Читать О сущности
Часть первая
Проблема сущности
Περὶ τῆς οὐσίας ἡ θεωρία
Это – умозрение о сущности
(Аристотель, Метафизика, 1069 а 18).
Введение
Сущность – одна из центральных тем любой метафизики. Латинское слово essentia – это ученый термин: абстрактное существительное от предполагаемого причастия настоящего времени essens (сущий) глагола esse (быть). Следовательно, морфологически он представляет собой точный аналог греческого οὐσία, которое, в свою очередь (во всяком случае, так его воспринимали греки), является абстрактным существительным от причастия настоящего времени женского рода ούσα глагола εἶναι (быть). Эта аналогия могла бы навести на мысль, что ούσία означала «сущность». Но это не так. В обиходном языке греческое слово чрезвычайно богато смыслами и смысловыми оттенками, и все они употребляются у Аристотеля. Но когда философ использовал это слово как технический термин, оно обозначало не сущность, а субстанцию. Напротив, то, что передается латинским словом, есть термин ύποϰείμενον: то, что «стоит-под», служит «под-ставкой» для привходящих признаков (συμβεβηϰότα). Это не просто сплетение лингвистических обстоятельств. Дело в том, что для самого Аристотеля οὐσία, субстанция, – это прежде всего и главным образом (μάλιστα) субъект, ὑποϰείμενον, sub-stans. Напротив, «сущность» соответствует скорее тому, что Аристотель называл τὸ τί ἦν εἶναι, а латиняне – quidditas: «то, что» представляет собой οὐσία, субстанция. Для Аристотеля реальность радикальным образом есть субстанция, а сущность – ее момент. Стало быть, сущность – это всегда и только сущность субстанции.
Эта взаимосвязь, или взаимная соотнесенность, сущности и субстанции в рамках их неоспоримого различия по необходимости прошла через всю историю философии, но принимала различный характер. В Средние века в основном воспроизводились идеи Аристотеля относительно этого пункта.
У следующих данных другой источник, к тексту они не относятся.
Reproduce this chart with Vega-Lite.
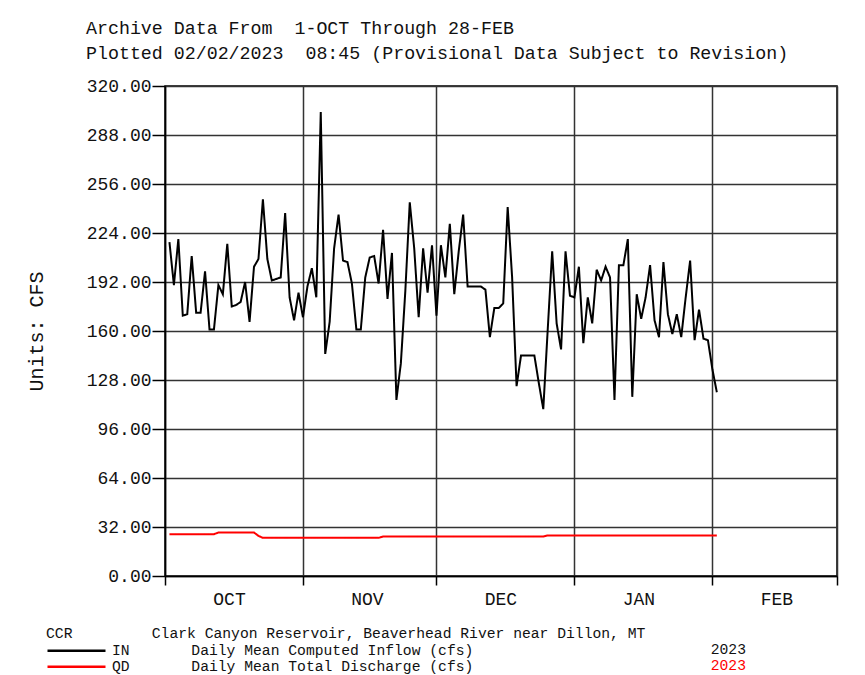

Но, начиная с конца XV в. и достигая кульминации у Декарта, сущность отделяется от субстанции и соотносится с ней, если можно так сказать, не жестко. В самом деле, Декарт не сомневается в том, что уже непосредственная очевидность гарантирует: сущность ego есть res cogitans, нечто мыслящее, тогда как сущность мира есть res extensa, нечто протяженное. Здесь res означает не «вещь», то есть не субстанцию, а лишь то, что подразумевала под res схоластика: сущность в самом широком смысле, некое «что». Именно поэтому я перевел этот термин как «нечто». И эта res, или сущность, настолько далека от «вещи», или субстанции, что для схватывания первой довольно очевидного понятия, тогда как для того, чтобы убедиться в реализованности сущности в «вещах», или «субстанциях», Декарту не только не довольно очевидности, но он вынужден предпринять рискованный обходной путь, апеллируя к самой божественной достоверности. Стало быть, сущность и субстанция остаются взаимосвязанными, но самым гибким образом, какой только можно вообразить: чистой potentia Dei ordinata – «разумной» властью Бога.
Начиная с этого момента, связь между ними разрушается как бы сама собой, и субстанция оказывается по ту сторону сущности.
Этого не могло не произойти. Но сущность продолжает соотноситься с особой – мыслящей – субстанцией, которая в качестве мыслящей представляет собой субстанциальный субъект. Сущность становится формальным актом этого мышления или, по крайней мере, его чисто объективного термина: это – идеализм сущности в его разнообразных формах и оттенках.